L’art de la morale sans prise de tête
04 Mar 2016

L’art de la morale sans prise de tête

Quand on voit deux artistes talentueux se

04 Mar 2016

Quand on voit deux artistes talentueux se réunir pour un projet commun, ça nous fait toujours plaisir. C’est ici le cas du rappeur Roméo Elvis et du producteur Le Motel, deux étoiles montantes du hip hop belge. Bien qu’ils aient appelé le projet Morale, on voit mal les deux gaillards nous donner des leçons pendant 11 titres. Un titre donc assez paradoxal qui attise la curiosité.

Ce projet suscitait tout de même une certaine attente. Pourquoi ça? Car d’un côté, on a un rappeur de 23 ans, dont on entend de plus en plus parler, qui a une certaine facilité dans ses flows. Il a beaucoup collaboré avec le groupe l’Or du Commun, qu’on retrouvera d’ailleurs sur ce projet. Il sort son premier projet en 2013, Bruxelles c’est devenu la jungle, un EP très prometteur. Dedans, il fait preuve d’un grand sens de l’humour et d’auto-dérision dans ses textes, nous emmenant au passage dans un monde surréaliste au premier abord, mais pas si loin du notre après réflexion. Il gardera toujours cet état d’esprit, que ce soit dans ses différentes collaborations ou dans Famille Nombreuse.

De l’autre côté, on a Le Motel, un producteur brainois de talent. Depuis longtemps dans la production, il a fait son nom grâce à plusieurs collaborations intéressantes. Avec ses amis d’enfance, Yellowstraps, ils ont sorti un LP commun en 2015 intitulé Mellow. Le projet est une vraie réussite, on avait déjà eu un avant-goût de cette association avec les excellents Pollen et Valium, mais ici l’alchimie entre les artistes atteint son paroxysme. Du coup, il n’est pas à son coup d’essai et retente le challenge du projet commun avec une autre anomalie de la musique belge.

Morale

Photo : François Dubois

On s’attaque donc au projet avec un optimisme non caché. L’intro remplit d’entrée parfaitement son rôle, donne le ton de l’album et efface l’idée d’un projet moraliste pour ceux qui y auraient cru. L’Elvis de Bruxelles semble  être bien en forme. Il se balade sur les productions du Motel, bien variées et offrant une musicalité supplémentaire à l’EP, un niveau au-dessus des précédents projets de Roméo Elvis. Tantôt très légères voir swingantes (comme dans Copain ou Assurance), tantôt plus “sombre”, Roméo s’adapte, tant au niveau du flow que des textes. On sait qu’il a toujours eu une écriture particulière et qu’il aime prendre des risques. Il se lance notamment dans un story telling en deux parties avec les titres La voiture et La valise. Toute l’histoire est basée autour d’une fameuse valise, dont le contenu volé était destiné à une transaction. Un fait qui attire bien des ennuis au personnage qu’incarne Roméo Elvis. La mort planant au-dessus de lui, il sombre sous les médicaments. Une histoire très bien narrée, un concept original et un pari gagné.
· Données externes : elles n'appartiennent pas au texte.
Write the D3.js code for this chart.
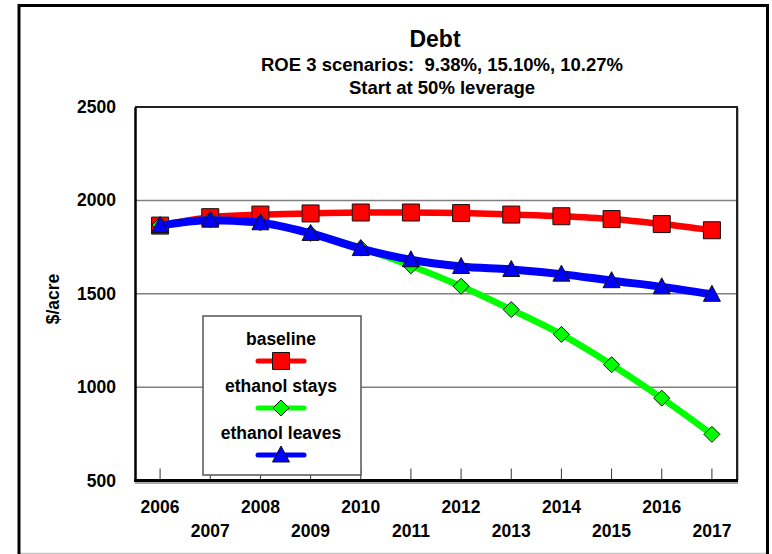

Dans le titre éponyme Morale, on découvre mieux Elvis, laissant le Roméo de côté. Un texte plus sérieux, s’exprimant sur son parcours, ses craintes, ses rêves. Sobre et poignant, avec une petite outro chantonnée, c’est certainement le morceau phare du projet.

Mais attention, il n’en oublie pas son humour et son côté plus déjanté. Intwodouckcheun est complètement dans cette veine, plus un interlude qu’une chanson, on voit toute sa folie durant ces 2 minutes, on les imagine se taper des barres sur ce genre de délire. Le projet est également parsemé de petits dialogues humoristiques, le plus marquant étant sans nul doute celui avec Yellowstraps, où il oblige même Yvan à chanter en français. Le défi est relevé et très réussi. Pour ce qui est des autres invités, retrouver deux membres de l’or du commun n’est pas vraiment étonnant, mais ça reste de belles collaborations. Le refrain de Swing sur Copain est excellent, et son entente avec Primero n’est plus à refaire, les morceaux sont énergiques et agréables à écouter. Tessa Dixson et Halibab Matador, sont les bonnes surprises apportant une bonne vibe au morceau Poliss Massa.

Après 11 bons titres, le duo nous surprend une dernière fois avec un titre caché après 2013, qui n’est pas sans nous rappeler leur première collaboration sur la chanson Juliette. Une déchéance amoureuse qui est en fait le remake du morceau en question. Voilà qui clôture à merveille ce projet commun. A la fois carré et inventif, varié musicalement, ils ont su confirmer que les attentes autour du projet étaient fondées et y ont répondu avec brio.